- **To do**
Extract every line that contains the word "picture".
══ Data extract
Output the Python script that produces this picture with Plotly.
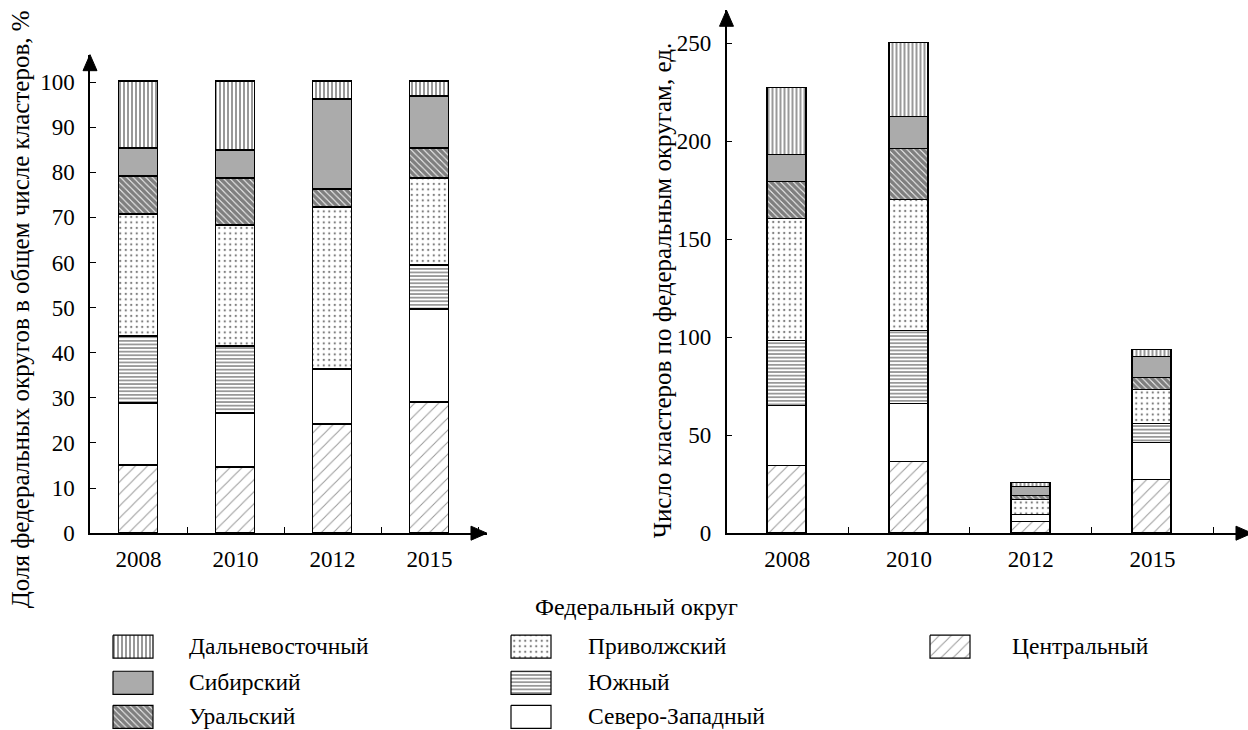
import plotly.graph_objects as go

# ---------------- data ----------------
years = ["2008", "2010", "2012", "2015"]
x_pos = [0, 1, 2, 3]

# bottom -> top stacking order
districts = ["Центральный", "Северо-Западный", "Южный", "Приволжский",
             "Уральский", "Сибирский", "Дальневосточный"]

# Left chart: share of federal districts in total number of clusters, %
share_central = [15.0, 14.6, 24.1, 29.0]
share_northwest = [13.7, 11.8, 12.1, 20.6]
share_south = [14.8, 15.0, 0.0, 9.8]
share_volga = [27.0, 26.7, 35.9, 19.1]
share_ural = [8.5, 10.4, 4.1, 6.8]
share_siberia = [6.2, 6.3, 20.0, 11.5]
share_fareast = [14.8, 15.2, 3.8, 3.2]

# Right chart: number of clusters by federal district, units
count_central = [34, 36, 5.5, 27]
count_northwest = [31, 30, 3.5, 19]
count_south = [33, 37, 0, 9.5]
count_volga = [62, 67, 8, 17.5]
count_ural = [19, 26, 2, 6]
count_siberia = [14, 16, 4.5, 11]
count_fareast = [34, 38, 2, 3.5]

left_ticks = [0, 10, 20, 30, 40, 50, 60, 70, 80, 90, 100]
right_ticks = [0, 50, 100, 150, 200, 250]

shares = [share_central, share_northwest, share_south, share_volga,
          share_ural, share_siberia, share_fareast]
counts = [count_central, count_northwest, count_south, count_volga,
          count_ural, count_siberia, count_fareast]

# ---------------- geometry helpers ----------------
# Body margin is removed by a post script; the captured picture is slightly
# compressed vertically, so target positions (picture pixels) are mapped back.
SY, CY = 0.98, 1.5
W, H = 1248, 746
FONT = "Liberation Serif, Times New Roman, serif"


def fig_x(v):
    return v


def fig_y(v):
    return (v - CY) / SY


def px_x(v):
    return fig_x(v) / W


def px_y(v):
    return 1 - fig_y(v) / H


styles = {
    "Центральный": dict(color="white", pattern=dict(shape="/", size=8.5, solidity=0.12, fgcolor="#333", bgcolor="white")),
    "Северо-Западный": dict(color="white", pattern=dict(shape="", bgcolor="white")),
    "Южный": dict(color="white", pattern=dict(shape="-", size=3.6, solidity=0.4, fgcolor="black", bgcolor="white")),
    "Приволжский": dict(color="white", pattern=dict(shape=".", size=5.5, solidity=0.14, fgcolor="black", bgcolor="white")),
    "Уральский": dict(color="white", pattern=dict(shape="\\", size=4.5, solidity=0.82, fgcolor="black", bgcolor="white")),
    "Сибирский": dict(color="#ababab", pattern=dict(shape="", bgcolor="#ababab")),
    "Дальневосточный": dict(color="white", pattern=dict(shape="|", size=4, solidity=0.4, fgcolor="black", bgcolor="white")),
}

fig = go.Figure()

for name, vals in zip(districts, shares):
    st = styles[name]
    fig.add_trace(go.Bar(x=x_pos, y=vals, name=name, width=0.40, xaxis="x", yaxis="y",
                         marker=dict(color=st["color"], pattern=st["pattern"],
                                     line=dict(color="black", width=1.4)),
                         showlegend=False))

for name, vals in zip(districts, counts):
    st = styles[name]
    fig.add_trace(go.Bar(x=x_pos, y=vals, name=name, width=0.32, xaxis="x2", yaxis="y2",
                         marker=dict(color=st["color"], pattern=st["pattern"],
                                     line=dict(color="black", width=1.4)),
                         showlegend=False))

# ---------------- custom legend ----------------
legend_layout = [
    ("Дальневосточный", 113, 635, 187),
    ("Сибирский", 113, 671, 187),
    ("Уральский", 113, 705, 187),
    ("Приволжский", 511, 635, 586),
    ("Южный", 511, 671, 586),
    ("Северо-Западный", 511, 705, 586),
    ("Центральный", 930, 635, 1010),
]
sw_w, sw_h = 40, 23
annotations = []
for name, sx, sy, tx in legend_layout:
    st = styles[name]
    xs = [fig_x(v) for v in (sx, sx + sw_w, sx + sw_w, sx, sx)]
    ys = [fig_y(v) for v in (sy, sy, sy + sw_h, sy + sw_h, sy)]
    fig.add_trace(go.Scatter(
        x=xs, y=ys, mode="lines", fill="toself", fillcolor=st["color"],
        fillpattern=dict(st["pattern"]),
        line=dict(color="black", width=1.2), xaxis="x3", yaxis="y3",
        showlegend=False, hoverinfo="skip"))
    annotations.append(dict(x=px_x(tx), y=px_y(sy + 10.5), xref="paper", yref="paper",
                            text=name, showarrow=False, xanchor="left", yanchor="middle",
                            font=dict(family=FONT, size=23.5, color="black")))

annotations.append(dict(x=px_x(636), y=px_y(607), xref="paper", yref="paper",
                        text="Федеральный округ", showarrow=False, xanchor="center",
                        yanchor="middle", font=dict(family=FONT, size=24, color="black")))
annotations.append(dict(x=px_x(20), y=px_y(310), xref="paper", yref="paper",
                        text="Доля федеральных округов в общем числе кластеров, %",
                        showarrow=False, textangle=-90, xanchor="center", yanchor="middle",
                        font=dict(family=FONT, size=25, color="black")))
annotations.append(dict(x=px_x(662), y=px_y(292), xref="paper", yref="paper",
                        text="Число кластеров по федеральным округам, ед.",
                        showarrow=False, textangle=-90, xanchor="center", yanchor="middle",
                        font=dict(family=FONT, size=25, color="black")))

# ---------------- axes geometry (picture pixels) ----------------
L_x0, L_x1 = 90, 487
L_y0, L_y1 = 533.3, 56
R_x0, R_x1 = 726.5, 1248
R_y0, R_y1 = 533.3, 11.7
L_unit = 97.0
R_unit = 121.7
L_yunit = 4.5
R_yunit = 1.955

tick_font = dict(family=FONT, size=23, color="black")

xaxis_common = dict(showline=True, linecolor="black", linewidth=1.5, zeroline=False,
                    showgrid=False, tickvals=x_pos, ticktext=years, ticks="",
                    tickfont=tick_font, ticklabelstandoff=4,
                    minor=dict(tickvals=[0.5, 1.5, 2.5, 3.5], ticks="inside", ticklen=6,
                               tickwidth=1.2, tickcolor="black"))
yaxis_common = dict(showline=True, linecolor="black", linewidth=1.5, zeroline=False,
                    showgrid=False, ticks="inside", ticklen=6, tickwidth=1.2,
                    tickcolor="black", tickfont=tick_font, ticklabelstandoff=9)

fig.update_layout(
    width=W, height=H, margin=dict(l=0, r=0, t=0, b=0),
    paper_bgcolor="white", plot_bgcolor="rgba(0,0,0,0)",
    barmode="stack", bargap=0, showlegend=False,
    font=dict(family=FONT, color="black"),
    xaxis=dict(domain=[px_x(L_x0), px_x(L_x1)], anchor="y",
               range=[-0.5, -0.5 + (L_x1 - L_x0) / L_unit], **xaxis_common),
    yaxis=dict(domain=[px_y(L_y0), px_y(L_y1)], anchor="x",
               range=[0, (L_y0 - L_y1) / L_yunit], tickvals=left_ticks, **yaxis_common),
    xaxis2=dict(domain=[px_x(R_x0), px_x(R_x1)], anchor="y2",
                range=[-0.5, -0.5 + (R_x1 - R_x0) / R_unit], **xaxis_common),
    yaxis2=dict(domain=[px_y(R_y0), px_y(R_y1)], anchor="x2",
                range=[0, (R_y0 - R_y1) / R_yunit], tickvals=right_ticks, **yaxis_common),
    xaxis3=dict(domain=[0, 1], anchor="y3", range=[0, W], visible=False, fixedrange=True),
    yaxis3=dict(domain=[0, 1], anchor="x3", range=[H, 0], visible=False, fixedrange=True),
    annotations=annotations,
)


def tri(points):
    d = "M " + " L ".join(f"{px_x(a):.5f},{px_y(b):.5f}" for a, b in points) + " Z"
    return dict(type="path", path=d, xref="paper", yref="paper",
                fillcolor="black", line=dict(color="black", width=1))


fig.update_layout(shapes=[
    tri([(L_x0 - 7, L_y1 + 16), (L_x0, L_y1), (L_x0 + 7, L_y1 + 16)]),
    tri([(L_x1 - 16, L_y0 - 7), (L_x1, L_y0), (L_x1 - 16, L_y0 + 7)]),
    tri([(R_x0 - 7, R_y1 + 16), (R_x0, R_y1), (R_x0 + 7, R_y1 + 16)]),
    tri([(1236, R_y0 - 7), (1252, R_y0), (1236, R_y0 + 7)]),
])

fig.write_html("out.html", config={"displayModeBar": False},
               post_script="document.body.style.margin='0px';document.body.style.overflow='hidden';")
════
- **Task answer**
Output the Python script that produces this picture with Plotly.
# Body margin is removed by a post script; the captured picture is slightly
# compressed vertically, so target positions (picture pixels) are mapped back.
# ---------------- axes geometry (picture pixels) ----------------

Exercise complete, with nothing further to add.